The Monmouth Conservatory of Music’s new home, at 65 Chestnut Street, features a giant mural on the facade. Below, violin teacher Bettina Forbes in the new building. (Photos by John T. Ward. Click to enlarge.)
By JOHN T. WARD
Having completed its absorption of the Monmouth Conservatory of Music, the Count Basie Center for the Arts gave the classical-music school its own home in Red Bank Monday.
With the opening of a converted building at 65 Chestnut Street, the not-for-profit community music school now has its first-ever home of its own, officials said at a dedication ceremony.
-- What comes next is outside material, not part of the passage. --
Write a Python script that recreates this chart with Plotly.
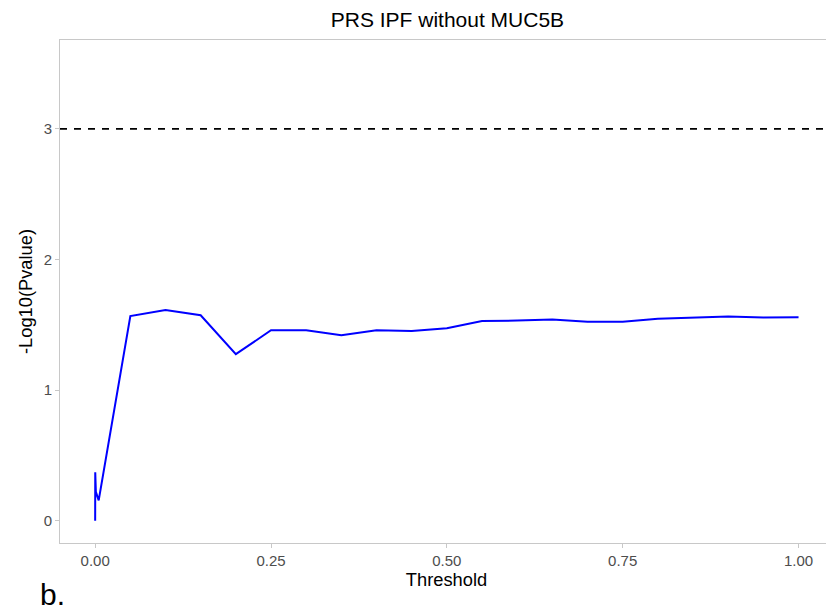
import plotly.graph_objects as go

threshold = [0.0, 0.0001, 0.001, 0.005, 0.05, 0.1, 0.15, 0.2, 0.25, 0.3, 0.35, 0.4, 0.45,
             0.5, 0.55, 0.6, 0.65, 0.7, 0.75, 0.8, 0.85, 0.9, 0.95, 1.0]
neglog10p = [0.0, 0.37, 0.22, 0.155, 1.567, 1.613, 1.573, 1.275, 1.458, 1.458, 1.42, 1.458, 1.453,
             1.473, 1.529, 1.532, 1.54, 1.524, 1.524, 1.547, 1.557, 1.563, 1.555, 1.557]
sig_line = 3
x_ticks = [0, 0.25, 0.5, 0.75, 1.0]
x_tick_labels = ["0.00", "0.25", "0.50", "0.75", "1.00"]
y_ticks = [0, 1, 2, 3]
y_tick_labels = ["0", "1", "2", "3"]

fig = go.Figure()
fig.add_trace(go.Scatter(x=threshold, y=neglog10p, mode="lines",
                         line=dict(color="#0000FF", width=2), showlegend=False))
fig.add_hline(y=sig_line, line=dict(color="black", width=1.8, dash="7px,7px"))

font = "Liberation Sans, Arial, Helvetica, sans-serif"
# page body has an 8px margin, so the figure is sized to fit the 834x613 window
fig.update_layout(
    width=826, height=605,
    margin=dict(l=52, r=1, t=32, b=70),
    plot_bgcolor="white", paper_bgcolor="white",
    font=dict(family=font, color="black"),
    title=dict(text="PRS IPF without MUC5B", x=0.532, xanchor="center",
               y=1 - 12 / 605, yanchor="middle",
               font=dict(size=21, color="black", family=font)),
    xaxis=dict(range=[-0.05, 1.049], tickvals=x_ticks, ticktext=x_tick_labels,
               automargin=False,
               showgrid=False, zeroline=False, showline=True, mirror=True,
               linecolor="#c8c8c8", linewidth=1, ticks="outside", ticklen=4,
               tickcolor="#c8c8c8", tickfont=dict(size=15, color="#4d4d4d"),
               title=dict(text="Threshold", font=dict(size=18.3, color="black"), standoff=3)),
    yaxis=dict(range=[-0.171, 3.681], tickvals=y_ticks, ticktext=y_tick_labels,
               automargin=False,
               showgrid=False, zeroline=False, showline=True, mirror=True,
               linecolor="#c8c8c8", linewidth=1, ticks="outside", ticklen=4,
               tickcolor="#c8c8c8", tickfont=dict(size=15, color="#4d4d4d"),
               title=dict(text="-Log10(Pvalue)", font=dict(size=18.3, color="black"), standoff=6)),
)
fig.add_annotation(text="b.", xref="paper", yref="paper", x=-0.0103, y=-0.1014,
                   xanchor="center", yanchor="middle", showarrow=False,
                   font=dict(size=30, color="black", family=font))
fig.write_html("out.html")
In 2017, the Basie announced plans to assume operation of the 55-year-old MCM on the retirement of Vladislav Kovalsky, its executive director since 1998.
MCM now takes its place as a component of the Basie’s slate of specialized instruction programs in jazz, classic rock and Broadway-style performing arts — the umbrella known as the Performing Arts Academy. The Jazz Arts program shares space with MCM in the building.
“It’s really exciting and wonderful to have a home of our own,” said Bettina Forbes, a violin instructor, as she showed visitors one of the new classrooms equipped with an upright piano. The large space will “foster communication amongst the teachers and students, allow for more ensembles, and really bring classical music out to the public, which is our biggest goal,” she said.
Originally, plans call for the conservatory to be housed on the Basie’s Monmouth Street campus upon completion of a $25 million expansion now underway. But Basie spokesman Jon Vena said the Chestnut Street facility will now be the conservatory’s home “for the foreseeable future.”
The school, launched in 1964 by the late Felix Molzer — a former director of the internationally renowned Vienna Boys Choir — and his wife, Jeanette, operated for most of the past two decades in borrowed space at Trinity Episcopal Church on White Street.